Consider solving $$ F(y+1)-F(y) = e^{i\pi y} x^{y^2} = e^{i \pi y -ay^2}, $$ with $a=|ln(x)|$, Take the fourier transform,

$$ \mathcal{F}(f)(s)= \frac{1}{\sqrt{2\pi}}\int_{-\infty}^{\infty}f(x)e^{i x s} $$

of this and we get

$$ \hat F(s)(e^{-is} - 1) = \frac{e^{-\frac{(s + \pi)^2)}{2 a}}}{\sqrt{2a}} $$ And we get, $$ \hat F(s) = \frac{e^{-\frac{(s + \pi)^2)}{2 a}}}{\sqrt{2a}(e^{is} - 1)} $$ Now the sum is telescoping and therefore $$ \sum_{i=0}^\infty F(i+1)-F(i) = -F(0) = -\frac{1}{\sqrt{2\pi}}\int_{-\infty}^{\infty}\hat F(s)\, ds $$

Now the hand waving is that as $x\to 1$, then $a \to 0$ and we identify $\hat F /\sqrt{2 \pi}$ which is $1/(1-e^{i\pi})$ times a gaussian $N(m,\sigma^2)=N(-\pi,2a)$, that turns into a delta meaassure and the problematic part of the integral is sort of away of the center of the integral and we could guess the value would converge and that $$ F(0) = -\frac{1}{2} $$ Hence the limit $1/2$ as in the question.

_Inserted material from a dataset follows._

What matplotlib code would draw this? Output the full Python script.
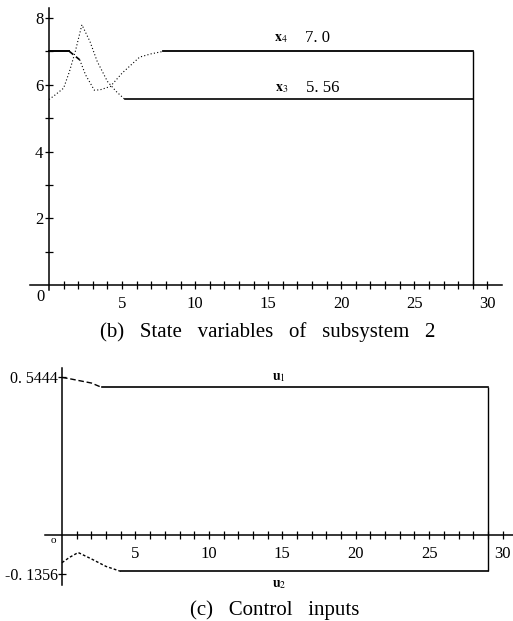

This indicates a general approach to finding solutions where $n^2$ is changed to other polynomials. Calculate the fourier transform if possible and then try to show that the solution converge to a delta meassure at some point which lead to a solution. for example this approach should work and yield limits for many variants of $-b n^2 + z n$, with $b$ positive real and $z$ complex. I'm not sure how t treat the singularity though so maybe I'm just dreaming this up.

Answer 6

I was thinking to a proof by Cesaro sum as follow.

Since $\forall x \quad 0<x<1$ the alternating series $\sum_{n=0}^\infty (-1)^nx^{n^2}$ converges to L we have that

$$s_k=\sum_{n=0}^k (-1)^n x^{n^2}\implies \lim_{k\to+\infty} \frac{s_k}{k}=L$$

Now let $x=1-e^{-y}\to1^-$ with $y\to+\infty$, we have

$$x^{n^2}=(1-e^{-y})^{n^2}=1-n^2e^{-y}+o(e^{-y})$$

thus

$$s_k= \sum_{n=0}^k (-1)^n x^{n^2}=g_k-r_k=\sum_{n=0}^k (-1)^n- \sum_{n=0}^k (-1)^n[n^2e^{-y}+o(e^{-y})]$$

and

$$\lim_{y\to+\infty} \lim_{k\to+\infty} \frac{s_k}{k}=\lim_{y\to+\infty} \lim_{k\to+\infty}\left(\frac{g_k}{k}-\frac{r_k}{k}\right)=\frac12$$

indeed

$$\lim_{y\to+\infty} \lim_{k\to+\infty} \frac{g_k}{k}=\lim_{y\to+\infty} \left(\lim_{k\to+\infty} \frac{\sum_{n=0}^k (-1)^n}{k}\right)= \lim_{y\to+\infty} \frac12=\frac12$$

and

$$\lim_{y\to+\infty} \lim_{k\to+\infty} \frac{r_k}{k}=0$$

indeed

$$\left|\frac{r_k}{k}\right|=e^{-y}\frac{\sum_{n=0}^k (n^2+o(1))}{k}=e^{-y}\cdot p(k)\to 0$$

therefore

$$\lim \limits_{x \to 1^-} \displaystyle \sum_{n=0}^\infty (-1)^nx^{n²} = \frac{1}{2}$$

Note

I'm not completely sure about this proof, in particular, for the arbitrary assumption on $x=1-e^{-y}$. Any comments or ammendment is highly appreciated, Thanks!